Your inference script (e.g., score.py) should look something like this:
import joblib
import os
import json
import numpy as np
def init():
# This function is called when the container starts
# Load the model from the path specified by AZUREML_MODEL_DIR
# In this case, the model is saved in the root directory of the mounted model
global model
model_path = os.path.join(os.getenv('AZUREML_MODEL_DIR'), 'model.pkl')
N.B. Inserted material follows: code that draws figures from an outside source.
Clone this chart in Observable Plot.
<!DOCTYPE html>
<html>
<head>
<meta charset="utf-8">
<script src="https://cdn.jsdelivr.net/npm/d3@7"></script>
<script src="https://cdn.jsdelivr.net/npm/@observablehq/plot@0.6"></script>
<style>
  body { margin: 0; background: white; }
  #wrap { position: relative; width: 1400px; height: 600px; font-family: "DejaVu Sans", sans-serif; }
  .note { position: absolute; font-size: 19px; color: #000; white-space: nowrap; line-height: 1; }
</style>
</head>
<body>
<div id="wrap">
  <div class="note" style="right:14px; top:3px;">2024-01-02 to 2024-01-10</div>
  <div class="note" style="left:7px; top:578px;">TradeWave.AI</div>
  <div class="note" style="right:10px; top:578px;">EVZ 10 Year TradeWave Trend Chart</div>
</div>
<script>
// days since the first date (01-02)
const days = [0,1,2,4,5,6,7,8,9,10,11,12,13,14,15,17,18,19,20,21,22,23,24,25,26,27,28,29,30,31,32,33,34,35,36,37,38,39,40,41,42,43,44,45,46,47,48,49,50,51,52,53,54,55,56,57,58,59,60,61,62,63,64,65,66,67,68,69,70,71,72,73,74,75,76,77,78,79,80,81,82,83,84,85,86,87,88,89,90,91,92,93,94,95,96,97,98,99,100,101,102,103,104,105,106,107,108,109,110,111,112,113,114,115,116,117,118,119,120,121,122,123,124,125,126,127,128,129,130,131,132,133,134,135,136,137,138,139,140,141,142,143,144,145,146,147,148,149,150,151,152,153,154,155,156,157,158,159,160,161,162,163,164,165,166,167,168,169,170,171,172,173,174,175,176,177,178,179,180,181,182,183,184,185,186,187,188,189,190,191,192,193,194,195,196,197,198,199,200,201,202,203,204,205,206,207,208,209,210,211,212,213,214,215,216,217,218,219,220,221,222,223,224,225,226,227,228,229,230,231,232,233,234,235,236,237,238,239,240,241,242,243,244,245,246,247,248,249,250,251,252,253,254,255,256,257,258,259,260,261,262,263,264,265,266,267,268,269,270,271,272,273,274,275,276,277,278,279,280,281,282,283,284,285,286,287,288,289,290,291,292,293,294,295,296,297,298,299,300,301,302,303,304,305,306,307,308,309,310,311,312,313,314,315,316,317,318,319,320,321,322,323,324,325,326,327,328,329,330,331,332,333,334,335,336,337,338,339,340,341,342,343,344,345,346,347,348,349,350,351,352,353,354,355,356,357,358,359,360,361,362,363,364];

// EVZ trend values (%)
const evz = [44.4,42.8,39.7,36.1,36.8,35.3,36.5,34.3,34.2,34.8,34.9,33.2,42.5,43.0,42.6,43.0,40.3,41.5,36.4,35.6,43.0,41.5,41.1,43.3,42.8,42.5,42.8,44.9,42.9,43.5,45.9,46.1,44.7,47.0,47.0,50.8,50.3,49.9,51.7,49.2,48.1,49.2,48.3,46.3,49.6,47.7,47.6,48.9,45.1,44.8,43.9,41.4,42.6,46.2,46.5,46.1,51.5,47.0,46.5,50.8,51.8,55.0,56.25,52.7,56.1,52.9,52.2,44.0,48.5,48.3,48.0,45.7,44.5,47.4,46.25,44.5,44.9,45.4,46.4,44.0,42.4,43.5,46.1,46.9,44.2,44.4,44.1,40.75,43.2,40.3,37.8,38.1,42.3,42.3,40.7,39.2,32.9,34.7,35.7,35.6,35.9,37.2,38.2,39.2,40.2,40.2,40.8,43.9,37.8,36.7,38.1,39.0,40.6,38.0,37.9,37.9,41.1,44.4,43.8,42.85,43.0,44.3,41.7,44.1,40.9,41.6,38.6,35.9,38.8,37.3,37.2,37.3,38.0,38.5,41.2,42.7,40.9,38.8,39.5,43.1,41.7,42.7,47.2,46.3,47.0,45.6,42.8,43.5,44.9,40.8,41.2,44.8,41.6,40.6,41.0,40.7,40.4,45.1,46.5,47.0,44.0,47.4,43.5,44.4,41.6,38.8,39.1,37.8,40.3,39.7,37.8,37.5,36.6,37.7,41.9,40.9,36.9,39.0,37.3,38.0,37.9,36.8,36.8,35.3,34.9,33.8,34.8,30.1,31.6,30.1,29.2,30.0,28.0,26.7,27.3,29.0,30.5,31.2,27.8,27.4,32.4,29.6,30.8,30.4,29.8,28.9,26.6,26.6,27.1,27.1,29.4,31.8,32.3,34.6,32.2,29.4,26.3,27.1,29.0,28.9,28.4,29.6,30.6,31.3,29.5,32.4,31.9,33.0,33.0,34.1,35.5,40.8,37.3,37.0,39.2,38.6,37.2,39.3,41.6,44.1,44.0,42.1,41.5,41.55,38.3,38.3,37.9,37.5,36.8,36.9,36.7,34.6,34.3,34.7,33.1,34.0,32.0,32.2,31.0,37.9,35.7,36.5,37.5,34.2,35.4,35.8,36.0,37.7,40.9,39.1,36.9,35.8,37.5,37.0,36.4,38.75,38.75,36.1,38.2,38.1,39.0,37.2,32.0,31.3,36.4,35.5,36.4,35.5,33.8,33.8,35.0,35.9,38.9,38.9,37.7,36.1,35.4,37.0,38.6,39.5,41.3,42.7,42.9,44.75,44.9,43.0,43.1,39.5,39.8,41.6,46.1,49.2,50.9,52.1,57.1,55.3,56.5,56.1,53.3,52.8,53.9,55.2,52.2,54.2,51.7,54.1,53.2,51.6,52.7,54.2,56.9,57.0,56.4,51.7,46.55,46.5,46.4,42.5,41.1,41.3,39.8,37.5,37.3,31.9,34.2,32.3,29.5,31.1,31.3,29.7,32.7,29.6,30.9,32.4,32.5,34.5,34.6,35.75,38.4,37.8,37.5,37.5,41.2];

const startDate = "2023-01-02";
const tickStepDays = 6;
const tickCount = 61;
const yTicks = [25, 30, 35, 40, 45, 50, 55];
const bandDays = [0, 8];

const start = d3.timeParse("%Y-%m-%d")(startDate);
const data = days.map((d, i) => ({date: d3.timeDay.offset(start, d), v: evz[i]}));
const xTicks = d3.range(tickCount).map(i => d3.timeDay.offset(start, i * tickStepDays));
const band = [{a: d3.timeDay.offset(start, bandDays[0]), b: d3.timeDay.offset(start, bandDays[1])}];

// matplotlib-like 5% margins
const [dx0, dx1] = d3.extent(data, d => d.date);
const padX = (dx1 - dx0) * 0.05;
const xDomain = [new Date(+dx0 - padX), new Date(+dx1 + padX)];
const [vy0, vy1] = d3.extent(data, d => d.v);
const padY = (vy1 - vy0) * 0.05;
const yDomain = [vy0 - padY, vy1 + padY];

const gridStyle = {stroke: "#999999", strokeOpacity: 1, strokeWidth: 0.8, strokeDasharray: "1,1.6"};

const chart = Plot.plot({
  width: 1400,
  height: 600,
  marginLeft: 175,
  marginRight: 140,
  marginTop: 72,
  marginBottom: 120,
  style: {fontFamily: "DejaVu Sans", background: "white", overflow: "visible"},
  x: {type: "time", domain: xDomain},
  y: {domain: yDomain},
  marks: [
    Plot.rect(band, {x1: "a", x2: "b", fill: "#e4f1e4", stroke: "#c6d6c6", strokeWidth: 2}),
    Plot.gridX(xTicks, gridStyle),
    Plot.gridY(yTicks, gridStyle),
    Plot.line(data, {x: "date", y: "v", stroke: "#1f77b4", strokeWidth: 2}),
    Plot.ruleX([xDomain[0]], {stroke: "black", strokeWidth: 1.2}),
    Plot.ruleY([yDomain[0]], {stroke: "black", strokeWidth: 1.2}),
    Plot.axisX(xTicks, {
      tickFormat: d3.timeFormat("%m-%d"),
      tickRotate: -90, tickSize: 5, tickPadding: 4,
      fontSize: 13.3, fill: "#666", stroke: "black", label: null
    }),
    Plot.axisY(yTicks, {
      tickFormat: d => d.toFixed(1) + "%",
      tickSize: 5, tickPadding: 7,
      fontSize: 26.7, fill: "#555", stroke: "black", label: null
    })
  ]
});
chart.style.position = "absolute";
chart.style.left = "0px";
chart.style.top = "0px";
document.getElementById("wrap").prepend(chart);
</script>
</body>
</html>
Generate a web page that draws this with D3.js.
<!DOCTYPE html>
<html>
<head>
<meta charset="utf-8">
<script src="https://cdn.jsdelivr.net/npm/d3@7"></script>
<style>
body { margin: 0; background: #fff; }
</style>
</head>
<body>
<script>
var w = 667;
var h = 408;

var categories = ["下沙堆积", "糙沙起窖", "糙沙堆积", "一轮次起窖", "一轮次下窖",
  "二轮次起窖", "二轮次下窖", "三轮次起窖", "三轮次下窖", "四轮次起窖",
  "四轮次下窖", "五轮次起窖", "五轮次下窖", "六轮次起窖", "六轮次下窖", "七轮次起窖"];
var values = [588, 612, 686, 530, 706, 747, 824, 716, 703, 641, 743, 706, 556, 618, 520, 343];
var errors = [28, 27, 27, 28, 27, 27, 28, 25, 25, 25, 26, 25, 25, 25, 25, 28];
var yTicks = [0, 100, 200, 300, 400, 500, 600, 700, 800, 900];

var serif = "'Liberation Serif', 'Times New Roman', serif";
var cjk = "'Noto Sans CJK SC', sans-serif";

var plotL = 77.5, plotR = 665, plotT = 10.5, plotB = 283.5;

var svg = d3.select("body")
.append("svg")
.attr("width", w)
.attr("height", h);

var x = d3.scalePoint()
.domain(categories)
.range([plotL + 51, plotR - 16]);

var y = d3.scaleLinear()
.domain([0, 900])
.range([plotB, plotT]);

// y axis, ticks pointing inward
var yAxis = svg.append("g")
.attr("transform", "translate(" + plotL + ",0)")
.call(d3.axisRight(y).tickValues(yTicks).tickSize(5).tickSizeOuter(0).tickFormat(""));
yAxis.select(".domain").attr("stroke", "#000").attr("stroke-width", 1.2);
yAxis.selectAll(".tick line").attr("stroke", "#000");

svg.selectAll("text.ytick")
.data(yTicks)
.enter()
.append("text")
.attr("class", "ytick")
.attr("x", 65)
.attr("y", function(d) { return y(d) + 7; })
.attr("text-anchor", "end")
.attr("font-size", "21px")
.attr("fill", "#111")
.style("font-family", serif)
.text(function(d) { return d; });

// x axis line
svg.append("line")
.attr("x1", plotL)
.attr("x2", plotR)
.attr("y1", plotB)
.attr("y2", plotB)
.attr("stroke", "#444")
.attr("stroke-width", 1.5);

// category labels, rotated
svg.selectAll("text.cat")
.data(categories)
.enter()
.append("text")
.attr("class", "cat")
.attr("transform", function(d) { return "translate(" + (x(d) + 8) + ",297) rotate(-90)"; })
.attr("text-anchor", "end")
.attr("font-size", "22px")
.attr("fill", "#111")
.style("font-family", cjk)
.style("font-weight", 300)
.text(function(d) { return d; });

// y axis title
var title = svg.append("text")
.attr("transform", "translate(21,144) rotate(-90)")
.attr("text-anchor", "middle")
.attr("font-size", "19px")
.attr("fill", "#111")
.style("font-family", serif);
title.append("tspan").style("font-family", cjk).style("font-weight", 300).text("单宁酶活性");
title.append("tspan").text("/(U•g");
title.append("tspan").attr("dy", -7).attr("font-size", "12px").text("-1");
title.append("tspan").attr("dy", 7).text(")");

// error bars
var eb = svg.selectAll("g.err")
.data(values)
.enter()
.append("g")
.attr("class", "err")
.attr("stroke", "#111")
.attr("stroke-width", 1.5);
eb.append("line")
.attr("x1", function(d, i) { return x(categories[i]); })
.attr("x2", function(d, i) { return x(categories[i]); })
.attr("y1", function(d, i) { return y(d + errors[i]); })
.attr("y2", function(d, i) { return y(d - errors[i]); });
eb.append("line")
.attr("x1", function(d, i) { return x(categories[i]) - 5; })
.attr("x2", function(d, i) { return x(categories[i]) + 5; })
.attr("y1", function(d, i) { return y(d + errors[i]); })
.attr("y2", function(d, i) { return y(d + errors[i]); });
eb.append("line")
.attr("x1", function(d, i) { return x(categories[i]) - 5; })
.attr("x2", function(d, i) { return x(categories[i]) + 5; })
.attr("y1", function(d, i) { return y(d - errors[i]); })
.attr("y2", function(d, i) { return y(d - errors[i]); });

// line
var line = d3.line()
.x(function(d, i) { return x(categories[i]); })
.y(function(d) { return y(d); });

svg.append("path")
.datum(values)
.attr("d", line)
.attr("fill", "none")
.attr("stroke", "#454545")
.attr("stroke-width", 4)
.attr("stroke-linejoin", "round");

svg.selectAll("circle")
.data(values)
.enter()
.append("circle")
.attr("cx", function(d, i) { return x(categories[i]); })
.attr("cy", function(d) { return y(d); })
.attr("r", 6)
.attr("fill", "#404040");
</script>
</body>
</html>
model = joblib.load(model_path)
def run(raw_data):
# This function is called for every inference request
try:
data = json.loads(raw_data)
input_data = np.array(data['data'])
prediction = model.predict(input_data)
# Assuming prediction is a list of numbers, convert to JSON serializable format
if isinstance(prediction, np.ndarray):
prediction = prediction.tolist()
return json.dumps({"prediction": prediction})
except Exception as e:
error = str(e)
return json.dumps({"error": error})
You also need a requirements.txt file listing all the dependencies.
azureml-defaults
scikit-learn
numpy
joblib
Step 2: Create an Inference Configuration
An inference configuration tells Azure ML how to deploy your model. It includes the entry script, dependencies, and the model itself.
from azureml.core import Workspace, Model
from azureml.core.conda_dependencies import CondaDependencies
from azureml.core.webservice import InferenceConfig
# Load workspace
ws = Workspace.from_config()
# Register the model
model = Model.register(workspace=ws,
model_path='model.pkl', # Path to your local model file
model_name='my-sklearn-model',
tags={'area': 'machine-learning'},
properties={'accuracy': 0.95})
# Define dependencies
myenv = CondaDependencies()
myenv.add_pip_package('joblib')
myenv.add_pip_package('scikit-learn')
myenv.add_pip_package('numpy')
# Define inference configuration
inference_config = InferenceConfig(entry_script="score.py",
conda_dependencies=myenv)
Step 3: Create a Containerization Configuration for ACI
This configuration specifies the compute target (ACI) and deployment settings.
from azureml.core.compute_target import ComputeTarget
from azureml.core.webservice import AciWebservice
# Define ACI configuration
aci_config = AciWebservice.deploy_configuration(cpu_cores=1,
memory_gb=1,
description='Deploy my sklearn model to ACI',
tags={'type': 'classification'})
# Define the web service name
service_name = 'my-sklearn-aci-service'
Step 4: Deploy to ACI
Use the deploy() method to create the web service on ACI.
# Deploy the model to ACI
service = Model.deploy(workspace=ws,
name=service_name,
models=[model], # List of models to deploy
inference_config=inference_config,
deployment_config=aci_config,
overwrite=True) # Set to True to overwrite if service already exists
# Wait for the deployment to complete
service.wait_for_deployment(show_output=True)
Step 5: Test the Deployment
Once deployed, you can test the service to ensure it's working correctly.
# Get the scoring URI and keys
scoring_uri = service.scoring_uri
print(f"Scoring URI: {scoring_uri}")
# Example data for testing (replace with your actual data format)
test_data = {"data": [[1.0, 2.0, 3.0, 4.0]]}
input_data = json.dumps(test_data)
# Send a request to the service
response = service.run(input_data)
print(f"Prediction: {response}")
Alternatively, you can use tools like curl or Postman to send requests to the scoring_uri.
curl -X POST -H "Content-Type: application/json" -d '{"data": [[1.0, 2.0, 3.0, 4.0]]}' http://YOUR_SCORING_URI/api/v1/service/my-sklearn-aci-service/score
Remember to replace YOUR_SCORING_URI with the actual URI obtained after deployment.
Monitoring and Management
You can monitor the health and performance of your ACI deployment through the Azure portal. Navigate to your Azure Machine Learning workspace, then select "Endpoints" and find your deployed service. From there, you can view logs, metrics, and test the endpoint.
To delete the service:
service.delete()
Conclusion
Deploying models to ACI provides a quick and efficient way to serve your machine learning models as web services. This guide covered the essential steps from preparing your model to testing the deployment. For more advanced scenarios, consider deploying to Azure Kubernetes Service (AKS).